Imagem 6 – Mapa da votação a partir do Índice Moran do candidato Átila Lins
Fonte: TRE-AM

Considerações finais

Pertencer a uma família tradicional da política parece ser inicialmente uma vantagem estratégica para os candidatos em tela. Para além da socialização em torno do nome do chefe político, os candidatos recebem uma carga considerável de votos e a transferência do capital eleitoral potencializa ainda mais as candidaturas de seus representantes.

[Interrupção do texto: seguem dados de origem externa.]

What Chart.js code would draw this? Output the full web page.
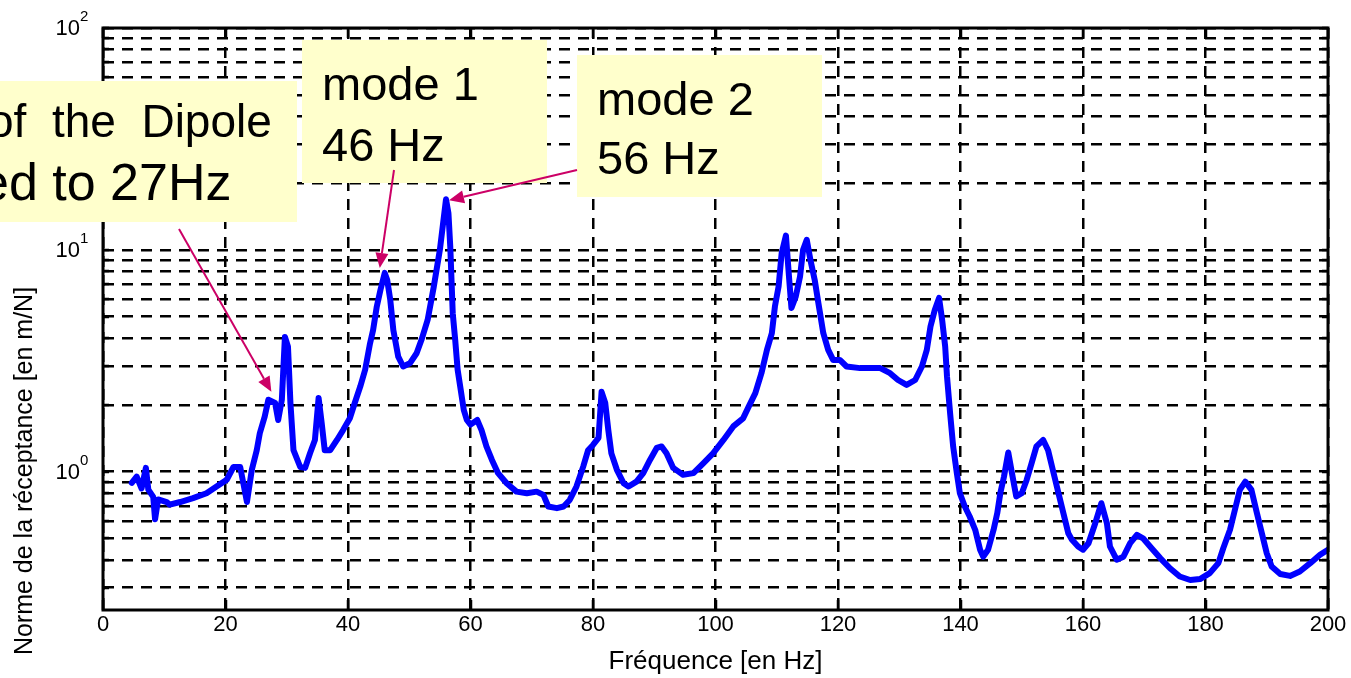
<!DOCTYPE html>
<html>
<head>
<meta charset="utf-8">
<title>Norme de la réceptance</title>
<script src="https://cdn.jsdelivr.net/npm/chart.js@4.4.1/dist/chart.umd.min.js"></script>
<style>
  html, body { margin: 0; padding: 0; background: #ffffff; }
  #wrap { width: 1351px; height: 678px; position: relative; }
</style>
</head>
<body>
<div id="wrap"><canvas id="frf" width="1351" height="678"></canvas></div>
<script>
// Measured receptance norm versus frequency
const freqHz = [
  4.7, 5.5, 6.3, 7.0, 7.4, 8.2, 8.5, 9.0, 10.4, 10.9, 12.6, 14.7, 16.9, 18.6, 20.2,
  21.3, 22.4, 23.5, 24.3, 25.1, 25.6, 26.4, 27.0, 28.1, 28.6, 29.2, 29.7, 30.2, 30.6, 31.1,
  32.2, 33.0, 33.8, 34.6, 35.2, 35.7, 36.2, 37.1, 38.2, 39.2, 40.3, 41.1, 42.0, 42.8, 43.6,
  44.1, 44.7, 45.3, 46.0, 46.4, 46.9, 47.4, 48.2, 49.0, 50.1, 51.2, 52.0, 53.0, 54.0, 55.0,
  56.0, 56.4, 56.7, 57.1, 57.5, 57.9, 58.4, 58.9, 59.4, 60.0, 61.1, 61.8, 62.6, 63.5, 64.5,
  65.9, 67.5, 69.2, 70.8, 71.9, 72.7, 74.1, 75.2, 76.2, 77.3, 78.4, 79.2, 80.0, 80.9, 81.4,
  82.0, 82.5, 83.0, 83.9, 85.0, 85.8, 87.1, 88.2, 89.3, 90.4, 91.2, 92.0, 93.1, 94.7, 96.4,
  98.0, 99.6, 101.3, 102.9, 104.5, 105.4, 106.5, 107.5, 108.4, 109.2, 109.7, 110.3, 110.8, 111.5, 112.0,
  112.4, 113.1, 113.8, 114.3, 114.9, 115.5, 116.2, 116.8, 117.6, 118.4, 119.2, 120.3, 121.4, 123.6, 126.9,
  128.5, 129.8, 131.2, 132.6, 133.7, 134.5, 135.1, 135.8, 136.5, 137.0, 137.5, 137.8, 138.3, 138.8, 139.4,
  139.9, 140.7, 141.5, 142.4, 143.2, 143.7, 144.5, 145.4, 146.0, 146.5, 147.1, 147.8, 148.4, 149.1, 150.0,
  150.8, 151.6, 152.4, 153.5, 154.3, 155.2, 156.0, 156.8, 157.6, 158.2, 159.2, 160.0, 160.9, 162.0, 163.0,
  163.9, 164.4, 165.5, 166.6, 167.7, 168.8, 169.8, 171.2, 172.6, 174.2, 175.8, 177.5, 179.1, 180.7, 182.1,
  182.9, 184.0, 184.8, 185.6, 186.5, 187.5, 188.4, 189.2, 190.0, 190.8, 192.2, 193.8, 195.4, 197.1, 198.7,
  200.0
];
const receptance = [
  0.89, 0.95, 0.84, 1.04, 0.83, 0.77, 0.61, 0.75, 0.73, 0.71, 0.73, 0.76, 0.80, 0.86, 0.92,
  1.05, 1.05, 0.73, 1.02, 1.25, 1.49, 1.77, 2.11, 2.04, 1.71, 2.11, 4.05, 3.66, 2.04, 1.25,
  1.05, 1.04, 1.21, 1.39, 2.15, 1.66, 1.25, 1.25, 1.39, 1.54, 1.74, 2.04, 2.42, 2.88, 3.79,
  4.35, 5.55, 6.60, 7.87, 7.31, 5.95, 4.35, 3.30, 2.98, 3.08, 3.42, 3.93, 4.83, 6.81, 10.0,
  16.9, 14.6, 10.3, 5.18, 3.93, 2.88, 2.34, 1.90, 1.71, 1.63, 1.71, 1.54, 1.30, 1.13, 0.985,
  0.887, 0.813, 0.800, 0.813, 0.786, 0.697, 0.685, 0.697, 0.746, 0.857, 1.054, 1.25, 1.32, 1.42, 2.29,
  2.04, 1.54, 1.21, 1.02, 0.887, 0.857, 0.902, 0.985, 1.13, 1.28, 1.30, 1.21, 1.04, 0.968, 0.985,
  1.09, 1.21, 1.39, 1.60, 1.74, 1.96, 2.26, 2.78, 3.54, 4.21, 5.55, 6.83, 9.66, 11.6, 7.57,
  5.47, 6.15, 7.57, 10.0, 11.1, 9.0, 7.31, 5.74, 4.21, 3.54, 3.19, 3.19, 2.98, 2.93, 2.93,
  2.78, 2.59, 2.46, 2.59, 2.98, 3.54, 4.51, 5.36, 6.07, 4.83, 3.66, 2.68, 1.84, 1.30, 0.985,
  0.800, 0.697, 0.628, 0.547, 0.445, 0.414, 0.445, 0.547, 0.650, 0.800, 0.950, 1.22, 0.985, 0.773, 0.800,
  0.918, 1.09, 1.30, 1.39, 1.25, 0.985, 0.800, 0.650, 0.528, 0.493, 0.460, 0.445, 0.476, 0.586, 0.721,
  0.586, 0.460, 0.401, 0.414, 0.476, 0.519, 0.501, 0.452, 0.408, 0.367, 0.337, 0.325, 0.328, 0.349, 0.387,
  0.452, 0.547, 0.673, 0.828, 0.902, 0.828, 0.650, 0.528, 0.429, 0.374, 0.346, 0.339, 0.355, 0.387, 0.422,
  0.445
];

// Axis ticks and labels
const xTickValues = [0, 20, 40, 60, 80, 100, 120, 140, 160, 180, 200];
const yGridValues = [0.3, 0.4, 0.5, 0.6, 0.7, 0.8, 0.9, 1, 2, 3, 4, 5, 6, 7, 8, 9,
                     10, 20, 30, 40, 50, 60, 70, 80, 90, 100];
const yDecadeValues = [1, 10, 100];
const yDecadeExponents = ['0', '1', '2'];
const xAxisTitle = 'Fréquence [en Hz]';
const yAxisTitle = 'Norme de la réceptance [en m/N]';

// Resonances pointed out on the curve
const dipoleHz = 27;
const mode1Hz = 46;
const mode2Hz = 56;
const calloutTexts = [
  ['of  the  Dipole', 'ed to ' + dipoleHz + 'Hz'],
  ['mode 1', mode1Hz + ' Hz'],
  ['mode 2', mode2Hz + ' Hz']
];
const calloutFreqs = [dipoleHz, mode1Hz, mode2Hz];

// Callout geometry (canvas pixels)
const calloutLayout = [
  { box: [0, 81, 297, 222], lines: [{ x: -12, y: 137, size: 46 }, { x: -20, y: 200, size: 52 }],
    from: [179, 229], tipShift: [3, -8] },
  { box: [302, 40, 547, 183], lines: [{ x: 322, y: 100, size: 47 }, { x: 322, y: 161, size: 47 }],
    from: [394, 170], tipShift: [-5, -5] },
  { box: [577, 55, 822, 197], lines: [{ x: 597, y: 115, size: 47 }, { x: 597, y: 174, size: 47 }],
    from: [577, 170], tipShift: [3, 1] }
];

const FONT = '"Liberation Sans", Arial, Helvetica, sans-serif';
const INK = '#000000';
const ARROW = '#cc0066';
const BOX_FILL = '#ffffcc';

function valueAt(freq) {
  const i = freqHz.indexOf(freq);
  return i >= 0 ? receptance[i] : null;
}

function drawArrow(ctx, x0, y0, x1, y1) {
  const ang = Math.atan2(y1 - y0, x1 - x0);
  const len = 15, half = 6.5;
  const bx = x1 - len * Math.cos(ang), by = y1 - len * Math.sin(ang);
  ctx.strokeStyle = ARROW;
  ctx.fillStyle = ARROW;
  ctx.lineWidth = 2;
  ctx.beginPath();
  ctx.moveTo(x0, y0);
  ctx.lineTo(bx, by);
  ctx.stroke();
  ctx.beginPath();
  ctx.moveTo(x1, y1);
  ctx.lineTo(bx + half * Math.sin(ang), by - half * Math.cos(ang));
  ctx.lineTo(bx - half * Math.sin(ang), by + half * Math.cos(ang));
  ctx.closePath();
  ctx.fill();
}

const decorations = {
  id: 'decorations',
  afterDraw(chart) {
    const { ctx, chartArea: a, scales: { x, y } } = chart;
    ctx.save();

    // inward tick marks
    ctx.strokeStyle = INK;
    ctx.lineWidth = 2.5;
    ctx.setLineDash([]);
    ctx.beginPath();
    yGridValues.forEach(v => {
      const py = Math.round(y.getPixelForValue(v));
      ctx.moveTo(a.left, py); ctx.lineTo(a.left + 6, py);
      ctx.moveTo(a.right, py); ctx.lineTo(a.right - 6, py);
    });
    xTickValues.forEach(v => {
      const px = Math.round(x.getPixelForValue(v));
      ctx.moveTo(px, a.bottom); ctx.lineTo(px, a.bottom - 10);
      ctx.moveTo(px, a.top); ctx.lineTo(px, a.top + 10);
    });
    ctx.stroke();

    // axes frame
    ctx.lineWidth = 3;
    ctx.strokeRect(a.left, a.top, a.right - a.left, a.bottom - a.top);

    // decade labels with exponents
    ctx.fillStyle = INK;
    yDecadeValues.forEach((v, i) => {
      const py = y.getPixelForValue(v);
      ctx.font = '22px ' + FONT;
      ctx.textAlign = 'right';
      ctx.textBaseline = 'middle';
      ctx.fillText('10', 80, py + 1);
      ctx.font = '15px ' + FONT;
      ctx.textAlign = 'left';
      ctx.textBaseline = 'alphabetic';
      ctx.fillText(yDecadeExponents[i], 80, py - 7);
    });

    // vertical axis title
    ctx.save();
    ctx.translate(25, 471);
    ctx.rotate(-Math.PI / 2);
    ctx.font = '25px ' + FONT;
    ctx.textAlign = 'center';
    ctx.textBaseline = 'middle';
    ctx.fillText(yAxisTitle, 0, 0);
    ctx.restore();

    // callouts
    calloutLayout.forEach((c, i) => {
      const [l, t, r, b] = c.box;
      ctx.fillStyle = BOX_FILL;
      ctx.fillRect(l, t, r - l, b - t);
      ctx.fillStyle = INK;
      ctx.textAlign = 'left';
      ctx.textBaseline = 'alphabetic';
      c.lines.forEach((ln, k) => {
        ctx.font = ln.size + 'px ' + FONT;
        ctx.fillText(calloutTexts[i][k], ln.x, ln.y);
      });
    });
    calloutLayout.forEach((c, i) => {
      const f = calloutFreqs[i];
      const tx = x.getPixelForValue(f) + c.tipShift[0];
      const ty = y.getPixelForValue(valueAt(f)) + c.tipShift[1];
      drawArrow(ctx, c.from[0], c.from[1], tx, ty);
    });

    ctx.restore();
  }
};

new Chart(document.getElementById('frf').getContext('2d'), {
  type: 'line',
  data: {
    datasets: [{
      data: freqHz.map((f, i) => ({ x: f, y: receptance[i] })),
      borderColor: '#0000ff',
      borderWidth: 6,
      borderJoinStyle: 'round',
      borderCapStyle: 'round',
      pointRadius: 0,
      tension: 0,
      fill: false
    }]
  },
  options: {
    responsive: false,
    animation: false,
    layout: { padding: { top: 28, right: 23, left: 0, bottom: 0 } },
    plugins: { legend: { display: false }, tooltip: { enabled: false } },
    scales: {
      x: {
        type: 'linear',
        min: 0,
        max: 200,
        afterBuildTicks: s => { s.ticks = xTickValues.map(v => ({ value: v })); },
        afterFit: s => { s.height = 68; },
        grid: { color: INK, lineWidth: 2.5, drawTicks: false, borderDash: [11, 8] },
        border: { display: false, dash: [11, 8] },
        ticks: { color: INK, font: { family: FONT, size: 22 }, padding: 2, maxRotation: 0, autoSkip: false },
        title: { display: true, text: xAxisTitle, color: INK, font: { family: FONT, size: 26 },
                 padding: { top: 0, bottom: 1 } }
      },
      y: {
        type: 'logarithmic',
        min: 0.238,
        max: 100,
        afterBuildTicks: s => { s.ticks = yGridValues.map(v => ({ value: v })); },
        afterFit: s => { s.width = 103; },
        grid: { color: INK, lineWidth: 2.5, drawTicks: false, borderDash: [11, 8] },
        border: { display: false, dash: [11, 8] },
        ticks: { display: false }
      }
    }
  },
  plugins: [decorations]
});
</script>
</body>
</html>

Apesar de Manaus ser o centro político, econômico e cultural do Estado, concentrando 53% (total de 2.219.580) da população do Amazonas, as estratégias eleitorais bem sucedidas, objeto de nossa análise, evitaram a disputa corpo-a-corpo na capital e apostaram as suas fichas nas cidades interioranas, com destaque para Coari, 85.097, Tefé, 59.849, e Lábrea, 46.069. Assim, estratégia de dispersão eleitoral surtiu efeitos positivos para os dois candidatos vitoriosos.